I think it needs more thought. Here's why:

Extending TTLs
==============
First, people in this thread have floated ideas about using SOA serial for extending TTLs.

I think it's a bad idea because:
a) It would be pretty complex to implement right.
b) There are no guarantees that the SOA serial did not overflow in the meanwhile. As an extreme example, auth server can legally increment SOA value by 2^29 for each update, thus rolling SOA serial over very frequently.


Debugging
=========
Secondly, let's consider just the "debugging" use-case, which removes the requirement to make the proposed mechanism 100 % reliable:

In practice, this RRSERIAL option is a specialized way to conflate two queries into one:
- First query specified by the standard (qclass, qtype, qname)
- Second query with hardcoded qtype=SOA, qclass derived from the primary qclass in question section, and SOA name derived from qname in the question section.

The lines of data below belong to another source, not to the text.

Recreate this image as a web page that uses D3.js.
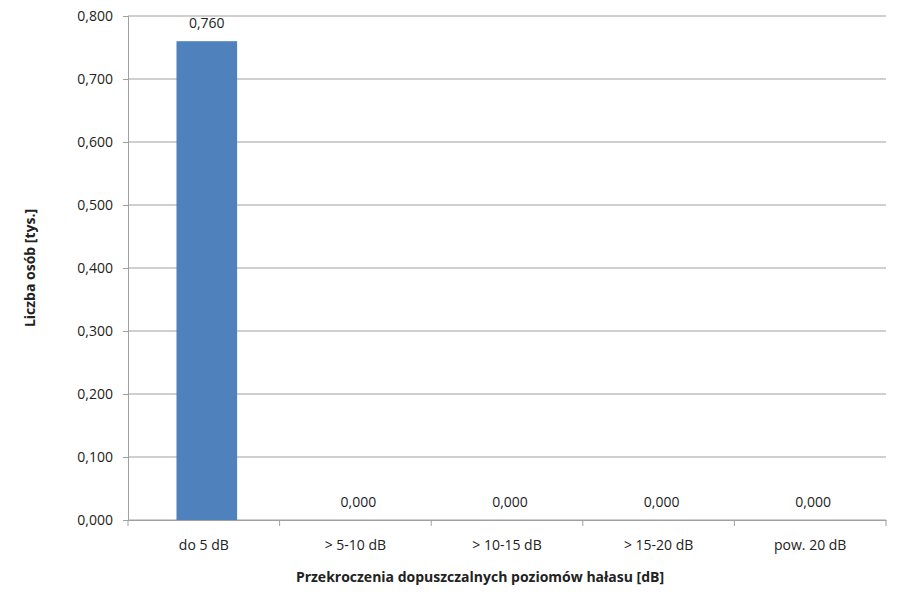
<!DOCTYPE html>
<html><head><meta charset="utf-8">
<script src="https://cdn.jsdelivr.net/npm/d3@7"></script>
<style>body{margin:0;background:#fff}text{font-family:"Open Sans","Liberation Sans",Arial,sans-serif}</style>
</head><body><svg id="c" width="900" height="608"></svg>
<script>
const categories=["do 5 dB","> 5-10 dB","> 10-15 dB","> 15-20 dB","pow. 20 dB"];
const values=[0.760,0,0,0,0];
const yTicks=[0,0.1,0.2,0.3,0.4,0.5,0.6,0.7,0.8];
const fmt=v=>v.toFixed(3).replace(".",",");
const svg=d3.select("#c");
const L=128,R=886,T=16,B=520;
const x=d3.scaleBand().domain(categories).range([L,R]).paddingInner(0.6).paddingOuter(0.3);
const y=d3.scaleLinear().domain([0,0.8]).range([B,T]);
svg.append("g").selectAll("line").data(yTicks).join("line")
 .attr("x1",L).attr("x2",R).attr("y1",d=>y(d)).attr("y2",d=>y(d)).attr("stroke","#a0a0a0");
const ya=svg.append("g").attr("transform",`translate(${L},0)`).call(d3.axisLeft(y).tickValues(yTicks).tickFormat(fmt).tickSize(5).tickPadding(10));
ya.select(".domain").attr("stroke","#a0a0a0");ya.selectAll("line").attr("stroke","#a0a0a0");
ya.selectAll("text").attr("font-size",14).attr("fill","#222");
const step=(R-L)/categories.length;
const xa=svg.append("g").attr("transform",`translate(0,${B})`).call(d3.axisBottom(x).tickSize(0).tickPadding(20));
xa.select(".domain").attr("stroke","#a0a0a0");
xa.selectAll("text").attr("font-size",14).attr("fill","#222");
svg.append("g").selectAll("line").data(d3.range(categories.length+1)).join("line")
 .attr("x1",i=>L+i*step).attr("x2",i=>L+i*step).attr("y1",B).attr("y2",B+6).attr("stroke","#a0a0a0");
svg.append("g").selectAll("rect").data(values).join("rect")
 .attr("x",(d,i)=>x(categories[i])+3).attr("width",x.bandwidth())
 .attr("y",d=>y(d)).attr("height",d=>B-y(d)).attr("fill","#4f81bd");
svg.append("g").selectAll("text").data(values).join("text")
 .attr("x",(d,i)=>x(categories[i])+3+x.bandwidth()/2).attr("y",d=>y(d)-13)
 .attr("text-anchor","middle").attr("font-size",14).attr("fill","#222").text(fmt);
svg.append("text").attr("x",480).attr("y",582).attr("text-anchor","middle")
 .attr("font-size",14).attr("font-weight","bold").attr("fill","#222").text("Przekroczenia dopuszczalnych  poziomów hałasu [dB]");
svg.append("text").attr("transform",`translate(35,${(T+B)/2}) rotate(-90)`).attr("text-anchor","middle")
 .attr("font-size",14).attr("font-weight","bold").attr("fill","#222").text("Liczba osób [tys.]");
</script></body></html>
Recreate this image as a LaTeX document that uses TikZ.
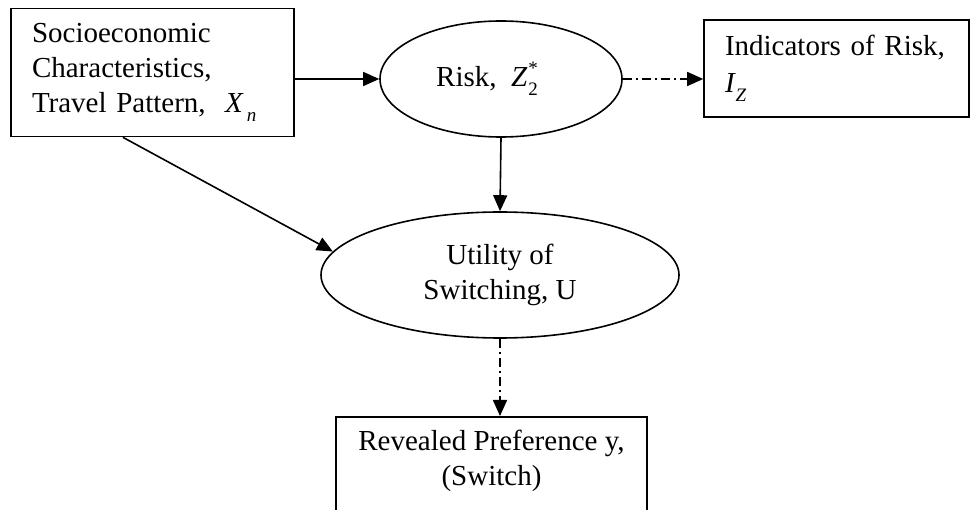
\documentclass[tikz,border=0pt]{standalone}
\usepackage{fontspec}
\setmainfont{Liberation Serif}
\usetikzlibrary{arrows.meta,calc,shapes.geometric}
\newcommand\mysubsup[2]{\makebox[0pt][l]{\raisebox{0.42em}{\fontsize{19}{19}\selectfont #2}}\raisebox{-0.32em}{\fontsize{19}{19}\selectfont #1}}
\newcommand\mysub[1]{\raisebox{-0.32em}{\fontsize{19}{19}\selectfont\itshape #1}}
\tikzset{
  every node/.style={font=\fontsize{29}{35}\selectfont},
  boxnode/.style={draw, rectangle, line width=1.6pt, inner sep=0pt},
  ellnode/.style={draw, ellipse, line width=1.6pt, inner sep=0pt},
  conn/.style={line width=1.6pt, -{Triangle[length=16pt,width=14pt]}},
  dconn/.style={conn, dash pattern=on 9pt off 4pt on 2pt off 4pt},
}
\begin{document}
\begin{tikzpicture}[x=1pt,y=-1pt]
\clip (0,0) rectangle (970,510);
\node[boxnode, minimum width=283pt, minimum height=128pt, text width=241pt, align=left] (soc) at (152.5,72.5)
  {Socioeconomic\\Characteristics,\\Travel Pattern,\ \ {\itshape X}\kern4pt\mysub{n}};
\node[ellnode, minimum width=242pt, minimum height=116pt] (risk) at (501,79)
  {\kern-28pt Risk,\ \ {\itshape Z}\kern1pt\mysubsup{2}{*}};
\node[boxnode, minimum width=265pt, minimum height=97pt, text width=223pt, align=left] (ind) at (836.5,68.5)
  {Indicators of Risk,\\[2pt]{\itshape I}\kern1pt\mysub{Z}};
\node[ellnode, minimum width=358pt, minimum height=126pt, align=center] (util) at (500,275)
  {Utility of\\Switching, U};
\node[boxnode, minimum width=311pt, minimum height=140pt, anchor=north] (rev) at (491.5,416) {};
\node[align=center, inner sep=0pt] (revt) at (491.5,461) {Revealed Preference y,\\(Switch)};
\coordinate (socout) at ($(soc.south west)!0.396!(soc.south east)$);
\draw[conn] (risk.west -| soc.east) -- (risk.west);
\draw[dconn] (risk.east) -- (risk.east -| ind.west);
\draw[conn] (risk.south) -- (util.north);
\draw[conn] (socout) -- (util.172);
\draw[dconn] (util.south) -- (util.south |- rev.north);
\end{tikzpicture}
\end{document}
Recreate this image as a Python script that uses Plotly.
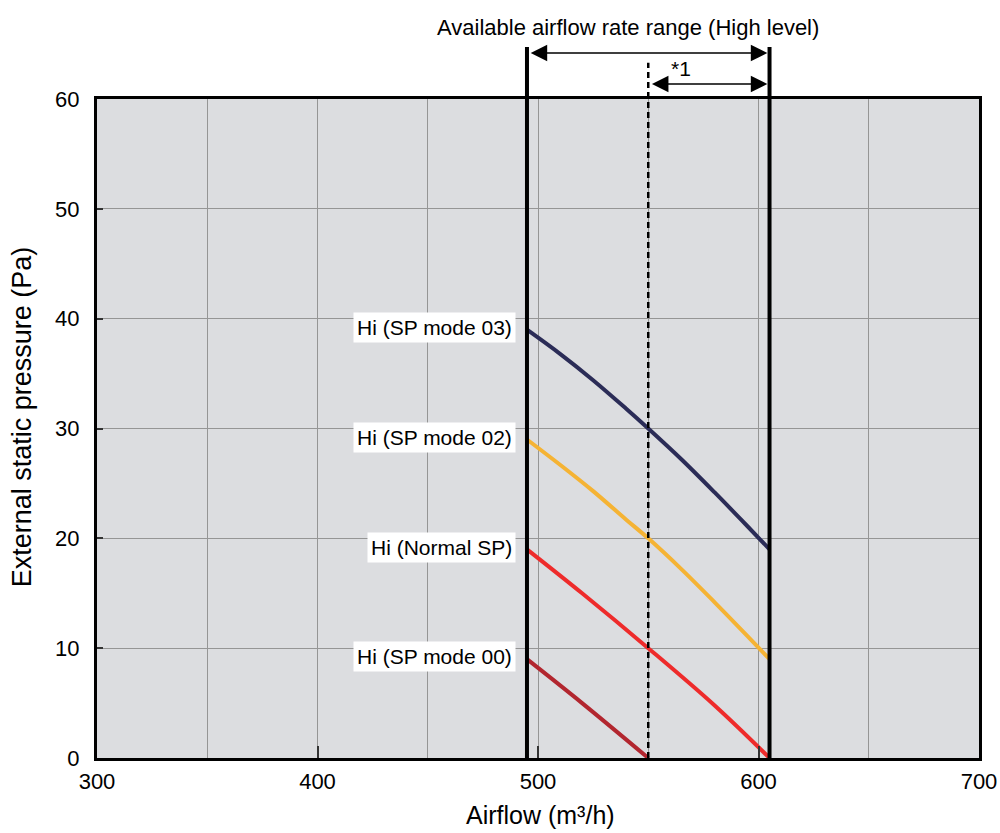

To me, this sounds like a crude hack, and I think the proper solution should be a real multi-query option, which incidentally provides a superset of RRSERIAL capabilities.

A multi-query option would also work multi-master architectures that cannot rely on SOA serial but on some other (presumably queriable) information.


Epilogue
========
Generally, I think SOA serial design was fine in 1985 but is ill-fitted for 2021. (I have to admit I'm biased because I'm implemented multi-master auth in topologies with tens of DNS servers, all accepting dynamic updates at the same time.)

For this reason, I think the DNS protocol should be gradually getting rid of the dependency on SOA serial, not increasing it.